I am self-studying topology and came across question 17R of Willard's General Topology.
17R. Compact subsets of $\mathbb{R}$
There are uncountably many nonhomeomorphic compact subsets of $\mathbb{R}$. [Use ordinals.]
The discussions I found which are similar (e.g. Uncountably many non-homeomorphic compact subsets of the circle) use what seems to be more advanced stuff ("Cantor-Bendixson rank", for example).
I guess the hint suggest us to look at $\Omega=[0,\omega_1]$, where $\omega_1$ is the first uncountable ordinal. I can do the following:
- Every countable ordinal embeds into $\mathbb{R}$. This is more-or-less straightforward induction.

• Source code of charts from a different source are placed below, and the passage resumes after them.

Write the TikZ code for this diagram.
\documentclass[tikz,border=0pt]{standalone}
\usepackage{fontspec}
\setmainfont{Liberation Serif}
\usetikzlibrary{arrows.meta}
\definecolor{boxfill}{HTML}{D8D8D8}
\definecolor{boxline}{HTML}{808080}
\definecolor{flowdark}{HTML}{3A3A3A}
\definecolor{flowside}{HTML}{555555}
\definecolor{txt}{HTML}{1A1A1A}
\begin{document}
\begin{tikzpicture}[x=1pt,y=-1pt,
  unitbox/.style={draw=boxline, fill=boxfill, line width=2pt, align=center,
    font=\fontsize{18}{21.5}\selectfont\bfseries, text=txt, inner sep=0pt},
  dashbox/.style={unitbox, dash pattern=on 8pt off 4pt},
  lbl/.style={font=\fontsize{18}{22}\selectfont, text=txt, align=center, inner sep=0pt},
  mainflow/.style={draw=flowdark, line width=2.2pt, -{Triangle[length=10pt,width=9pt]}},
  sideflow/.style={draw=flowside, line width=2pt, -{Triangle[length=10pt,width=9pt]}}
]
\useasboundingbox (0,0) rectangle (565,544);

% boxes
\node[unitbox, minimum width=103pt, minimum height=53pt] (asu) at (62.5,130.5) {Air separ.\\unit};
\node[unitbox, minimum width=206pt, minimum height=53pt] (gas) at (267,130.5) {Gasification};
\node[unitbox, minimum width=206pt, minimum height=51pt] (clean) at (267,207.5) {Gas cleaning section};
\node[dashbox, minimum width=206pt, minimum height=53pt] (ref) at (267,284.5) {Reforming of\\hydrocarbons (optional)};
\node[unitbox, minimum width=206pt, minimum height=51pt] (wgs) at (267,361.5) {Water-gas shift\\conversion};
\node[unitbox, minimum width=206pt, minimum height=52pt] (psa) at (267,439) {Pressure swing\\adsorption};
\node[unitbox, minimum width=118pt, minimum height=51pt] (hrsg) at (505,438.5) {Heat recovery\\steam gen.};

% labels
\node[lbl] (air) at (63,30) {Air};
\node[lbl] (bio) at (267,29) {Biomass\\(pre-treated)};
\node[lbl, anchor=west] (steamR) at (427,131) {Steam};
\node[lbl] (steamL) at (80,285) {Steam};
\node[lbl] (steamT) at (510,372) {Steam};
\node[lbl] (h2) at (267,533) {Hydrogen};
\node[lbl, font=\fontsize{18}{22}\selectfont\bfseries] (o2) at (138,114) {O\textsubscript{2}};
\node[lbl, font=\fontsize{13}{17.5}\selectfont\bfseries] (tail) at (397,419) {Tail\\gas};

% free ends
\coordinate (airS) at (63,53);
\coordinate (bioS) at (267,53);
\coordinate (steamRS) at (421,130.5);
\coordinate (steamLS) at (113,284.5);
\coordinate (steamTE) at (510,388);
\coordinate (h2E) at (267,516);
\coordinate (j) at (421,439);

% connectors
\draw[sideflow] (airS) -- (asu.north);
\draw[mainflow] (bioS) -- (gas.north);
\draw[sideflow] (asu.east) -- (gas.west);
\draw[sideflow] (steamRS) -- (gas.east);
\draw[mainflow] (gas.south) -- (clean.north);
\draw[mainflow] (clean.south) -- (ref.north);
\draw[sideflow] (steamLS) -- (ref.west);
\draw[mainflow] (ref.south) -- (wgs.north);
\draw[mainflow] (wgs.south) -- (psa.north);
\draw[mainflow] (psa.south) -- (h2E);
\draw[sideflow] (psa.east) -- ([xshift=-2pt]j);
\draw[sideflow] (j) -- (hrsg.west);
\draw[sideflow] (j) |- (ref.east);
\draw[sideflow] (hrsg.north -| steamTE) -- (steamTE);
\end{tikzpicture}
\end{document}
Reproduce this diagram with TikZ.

So the problem boils down in proving that there are uncountably many non-homeomorphic countable ordinals. It is also clear that if $\alpha$ is an infinite ordinal and $\beta$ is the largest limit ordinal $\leq\alpha$, then the compacts $[0,\alpha]$ and $[0,\beta]$ are homeomorphic.
I can also prove that there are uncountably many countable limit ordinals, but some of these are homeomorphic to each other (e.g. $\omega^2+\omega$ and $\omega^2$).
I would appreciate help, using not much more than basic facts about $\omega_1$ (as it is introduced in Willard's book).